Problem requirements: In the lines below, find how many contain the word "React" and report that figure alone.

Data extract:
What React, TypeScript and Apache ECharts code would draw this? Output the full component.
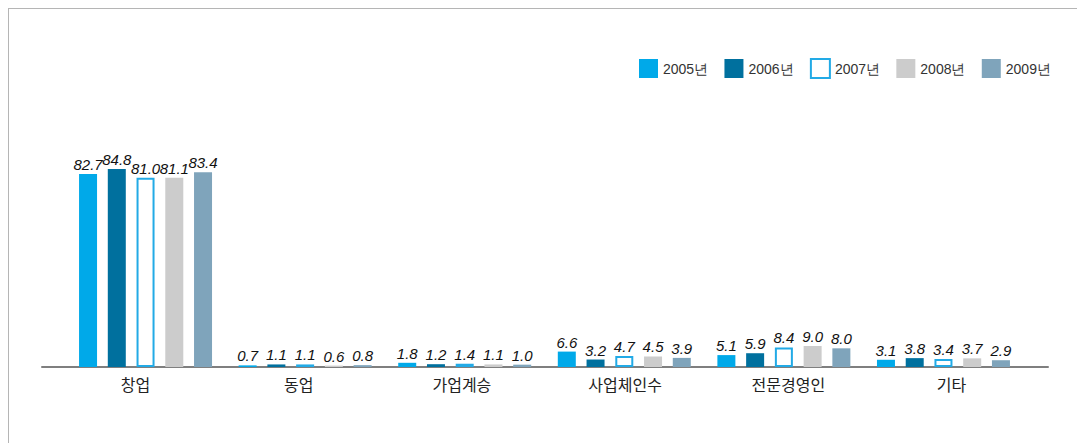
import React, { useEffect, useRef } from "react";
import * as echarts from "echarts";

const categories = ["창업", "동업", "가업계승", "사업체인수", "전문경영인", "기타"];
const years = ["2005년", "2006년", "2007년", "2008년", "2009년"];
const v2005 = [82.7, 0.7, 1.8, 6.6, 5.1, 3.1];
const v2006 = [84.8, 1.1, 1.2, 3.2, 5.9, 3.8];
const v2007 = [81.0, 1.1, 1.4, 4.7, 8.4, 3.4];
const v2008 = [81.1, 0.6, 1.1, 4.5, 9.0, 3.7];
const v2009 = [83.4, 0.8, 1.0, 3.9, 8.0, 2.9];
const seriesValues = [v2005, v2006, v2007, v2008, v2009];

const fills = ["#00a9e9", "#00709e", "#ffffff", "#cccccc", "#7fa4bb"];
const borders = ["#00a9e9", "#00709e", "#22aae6", "#cccccc", "#7fa4bb"];

const SANS = "'Liberation Sans', Arial, sans-serif";

export default function App() {
  const ref = useRef<HTMLDivElement>(null);
  useEffect(() => {
    if (!ref.current) return;
    const chart = echarts.init(ref.current, null, { renderer: "svg" });
    const top = 133.5;
    const bottom = 76;
    const option: any = {
      animation: false,
      backgroundColor: "transparent",
      legend: {
        left: 634,
        top: 53,
        width: 440,
        itemWidth: 19,
        itemHeight: 19,
        itemGap: 16.3,
        icon: "rect",
        data: years,
        textStyle: { fontFamily: SANS, fontSize: 14, color: "#333" },
      },
      grid: [
        { left: 65.75, right: 53.75, top, bottom },
        { left: 53.9, right: 43.9, top, bottom },
        { left: 42, right: 29, top, bottom },
      ],
      xAxis: [
        {
          type: "category",
          gridIndex: 0,
          data: categories,
          axisLine: { show: false },
          axisTick: { show: false },
          axisLabel: { show: false },
        },
        {
          type: "category",
          gridIndex: 1,
          data: categories,
          axisLine: { show: false },
          axisTick: { show: false },
          axisLabel: {
            fontFamily: "'Noto Sans CJK KR', sans-serif",
            fontSize: 16,
            color: "#222",
            margin: 9,
          },
        },
        {
          type: "category",
          gridIndex: 2,
          data: categories,
          axisLine: { show: true, lineStyle: { color: "#7f7f7f", width: 2 } },
          axisTick: { show: false },
          axisLabel: { show: false },
        },
      ],
      yAxis: [0, 1, 2].map((i) => ({
        type: "value",
        gridIndex: i,
        min: 0,
        max: 100,
        show: false,
        splitLine: { show: false },
      })),
      series: years.map((y, i) => ({
        name: y,
        type: "bar",
        xAxisIndex: 0,
        yAxisIndex: 0,
        data: seriesValues[i],
        barWidth: 18,
        barGap: "59.7%",
        itemStyle: {
          color: fills[i],
          borderColor: borders[i],
          borderWidth: i === 2 ? 2 : 0,
        },
        label: {
          show: true,
          position: "top",
          distance: 2,
          fontFamily: SANS,
          fontStyle: "italic",
          fontSize: 15,
          color: "#111",
          formatter: (p: any) => Number(p.value).toFixed(1),
        },
      })),
    };
    chart.setOption(option);
    return () => chart.dispose();
  }, []);
  return (
    <div style={{ position: "fixed", left: 0, top: 0, width: 1077, height: 443, background: "#fff" }}>
      <div
        style={{
          position: "absolute",
          left: 8,
          top: 8,
          right: 0,
          bottom: 0,
          borderLeft: "1px solid #b5b5b5",
          borderTop: "1px solid #b5b5b5",
        }}
      />
      <div ref={ref} style={{ position: "absolute", left: 0, top: 0, width: 1077, height: 443 }} />
    </div>
  );
}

Complete output: 2